Otro gran amigo de la santa fue San Juan de la Cruz, poeta eminente del catolicismo.
Diré como lo conoció: quería la Madre Teresa hacer una fundación de hombres. Un día se presentaron a ella dos frailes. El uno era grande, alto, fornido, pudiera decirse que gigante de los frailes; el otro, por el contrario, chico y menudo, sonrosado, de rostro soñador. Era aquel fraile grande Eveti; el otro San Juan de la Cruz, y al comunicarles sus deseos, exclamó la santa: «Ya tengo fraile y medio».

San Juan de la Cruz y Santa Teresa de Jesús

Santa Teresa quería a Juan de la Cruz como madre amantísima, era mucho mayor que él; el fraile la adoraba con pasión férvida, ideal y divina. Y a tal punto, que cuando estaba perseguido y encerrado en los calabozos de la Inquisición de Toledo, recordaba siempre, en medio de sus tormentos, a su santa, y preguntaba si ella había sido también perseguida.
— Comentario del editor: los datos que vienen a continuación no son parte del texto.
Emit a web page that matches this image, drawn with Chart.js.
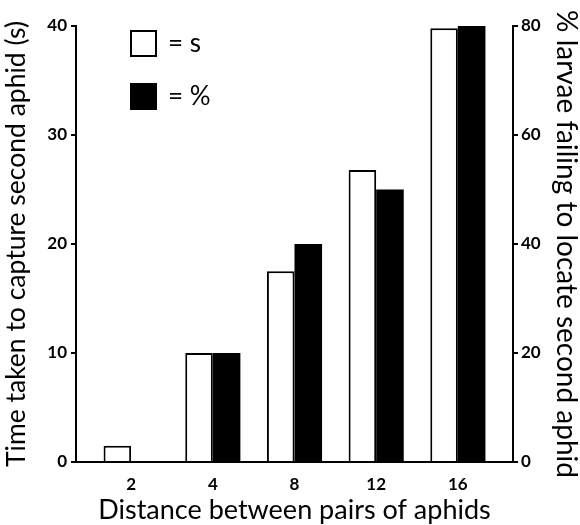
<!DOCTYPE html>
<html>
<head>
<meta charset="utf-8">
<script src="https://cdn.jsdelivr.net/npm/chart.js@4"></script>
<style>
  html, body { margin: 0; padding: 0; background: #fff; }
  #wrap { width: 580px; height: 525px; }
</style>
</head>
<body>
<div id="wrap"><canvas id="aphidChart"></canvas></div>
<script>
// values
const distances = ['2', '4', '8', '12', '16'];
const timeSeconds = [1.5, 10, 17.5, 26.8, 39.8];
const failingPct = [0, 20, 40, 50, 80];
const timeTicks = [0, 10, 20, 30, 40];
const pctTicks = [0, 20, 40, 60, 80];

const ink = '#000';
const tickFont = { family: 'Lato', size: 17, weight: 'bold' };

Chart.defaults.font.family = 'Lato';
Chart.defaults.color = ink;

// the figure's key: two boxes stacked in the top-left corner of the plot
const boxKey = {
    id: 'boxKey',
    afterDatasetsDraw(chart) {
        const { ctx, chartArea } = chart;
        ctx.save();
        chart.data.datasets.forEach((ds, i) => {
            const x = chartArea.left + 54;
            const y = chartArea.top + 4 + i * 53;
            ctx.fillStyle = ds.backgroundColor;
            ctx.fillRect(x, y, 27, 27);
            ctx.lineWidth = 2;
            ctx.strokeStyle = ink;
            ctx.strokeRect(x + 1, y + 1, 25, 25);
            ctx.fillStyle = ink;
            ctx.font = '26px Lato';
            ctx.textBaseline = 'middle';
            ctx.fillText(ds.label, x + 38, y + 14);
        });
        ctx.restore();
    }
};

const points = vals => vals.map((v, i) => ({ x: i + 1, y: v }));

const yAxis = (ticks, position, title, titleSize, width) => ({
    type: 'linear',
    position: position,
    min: ticks[0],
    max: ticks[ticks.length - 1],
    ticks: { stepSize: ticks[1] - ticks[0], padding: position === 'left' ? 4 : 3, font: tickFont, color: ink },
    grid: { drawOnChartArea: false, drawTicks: true, tickLength: 5, color: ink, lineWidth: 2 },
    border: { display: true, color: ink, width: 2 },
    title: {
        display: true,
        text: title,
        font: { family: 'Lato', size: titleSize, lineHeight: 1 },
        color: ink,
        padding: { top: position === 'left' ? 3 : 0, bottom: 0 }
    },
    afterFit: s => { s.width = width; }
});

new Chart(document.getElementById('aphidChart'), {
    type: 'bar',
    data: {
        datasets: [
            {
                label: '= s',
                data: points(timeSeconds),
                backgroundColor: '#fff',
                borderColor: ink,
                borderWidth: 2,
                yAxisID: 'y'
            },
            {
                label: '= %',
                data: points(failingPct),
                backgroundColor: ink,
                borderColor: ink,
                borderWidth: 0,
                yAxisID: 'y1'
            }
        ]
    },
    options: {
        responsive: true,
        maintainAspectRatio: false,
        animation: false,
        layout: { padding: { top: 26, left: 0, right: 0, bottom: 0 } },
        datasets: { bar: { categoryPercentage: 0.675, barPercentage: 1 } },
        plugins: { legend: { display: false }, tooltip: { enabled: false } },
        scales: {
            x: {
                type: 'linear',
                min: 0.325,
                max: 5.675,
                offset: false,
                grid: { display: false, offset: false },
                border: { display: true, color: ink, width: 2 },
                ticks: {
                    stepSize: 1,
                    includeBounds: false,
                    autoSkip: false,
                    maxRotation: 0,
                    padding: 4,
                    font: tickFont,
                    color: ink,
                    callback: v => distances[v - 1] ?? ''
                },
                title: {
                    display: true,
                    text: 'Distance between pairs of aphids',
                    font: { family: 'Lato', size: 27, lineHeight: 1 },
                    color: ink,
                    padding: { top: 0, bottom: 1 }
                },
                afterFit: s => { s.height = 63; }
            },
            y: yAxis(timeTicks, 'left', 'Time taken to capture second aphid (s)', 26.5, 76),
            y1: yAxis(pctTicks, 'right', '% larvae failing to locate second aphid', 28, 67)
        }
    },
    plugins: [boxKey]
});
</script>
</body>
</html>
Santa Teresa de Jesús. Óleo siglo XVII,
anónimo (copia de José Ribera)
No creáis en esa Teresa que algunos os han presentado, no; Teresa era alegre, con la alegría sencilla del artista, del escritor que después de su trabajo desea expansión y recreo.
En San José de Ávila se enseñan las castañuelas, panderos y otros instrumentos que ella se complacía en enseñar a tocar a sus compañeras de claustro, en los ratos de ocio. Ella dijo que las almas santas necesitaban santas alegrías. 
Santa Teresa, al hacerse una figura europea, ha pasado por las descripciones de todos los artistas, especialmente de los franceses, que la hicieron una dama medioeval, de cara larga y pálida, de mirar triste, de manos de cera. No es verdad.
Yo estuve en la casa donde se crió la santa, he visto su báculo y, aunque no soy bajo, me queda sobrado. He visto una suela de sus sandalias, y es harto pequeña. Era lo que se llama en castellano una buena moza.
Tengo el retrato que hace de ella el padre Rivera, su contemporáneo, y en que parece verse a la santa: alta, agraciada, de ojos no grandes, pero tampoco pequeños, de sonrosado color y cabello castaño, algo rizado.
El padre Gracián, su confesor, añade que no fue fea y que el único retrato que se conserva de ella lo hizo a los 60 años, y por orden suya, un fraile pintor muy malo que había en un convento de Sevilla y que le llamaban fray Juan de las Miserias. Y aquí una anécdota que demuestra bien a la mujer, aunque sea santa. Cuando Santa Teresa vio su retrato terminado, dijo a fray Juan: «Dios te perdone, hermano, lo que me has hecho sufrir para pintarme fea y legañosa». 
Y es que la mujer, como las bellas artes, deben siempre ser hermosas.

Santa Teresa de  Jesús.
vista por Fray Juan de la Miseria
La fama de Teresa de Jesús se había difundido: ya sabéis lo que sucede a los que quieren sobrevivir. Las grandes figuras no se enteran de que decaen sus facultades, por eso veréis que los últimos días de los grandes hombres son días tristes. El mundo parece harto de su gloria. Después de muerto renace la gloria y el respeto.
Las mismas superioras vivían en continua batalla con esta vieja que se metía en todo y todo quería arreglarlo, y hasta se desataban en improperios. Un confesor la denunció nuevamente, aunque sin resultado, a la Inquisición. Entretanto, Teresa de Jesús, que en una caída se había roto un brazo y seguía, manca y todo, visitando unos y otros conventos, fue enviada, con una compañera, á Alba de Tormes. Durante el viaje sufrió frío, pasó veinticuatro horas sin comer, y al poco tiempo de llegar al convento, se murió. Así terminó su vida la que la Iglesia había de santificar llamando Santa Teresa de Jesús.
Y diré lo que representa para la literatura Santa Teresa. Grandes literatas ha habido, pero las supera esta escritora, por no tener cono ellas ni el artificio de la profesión ni el deseo de renombre. En la inteligencia de esta mujer, quizá la más grande inteligencia de mujer, todo es tan suyo como la vegetación de las montañas. Es inmortal Santa Teresa y se ha difundido su obra, inmortal también, pero que fue tan del momento, tan de la naturaleza, como el canto del ruiseñor, que no sabe siquiera si le oyen; como el aroma de la flor, que lo esparce sin advertir que encanta a quien lo aspira.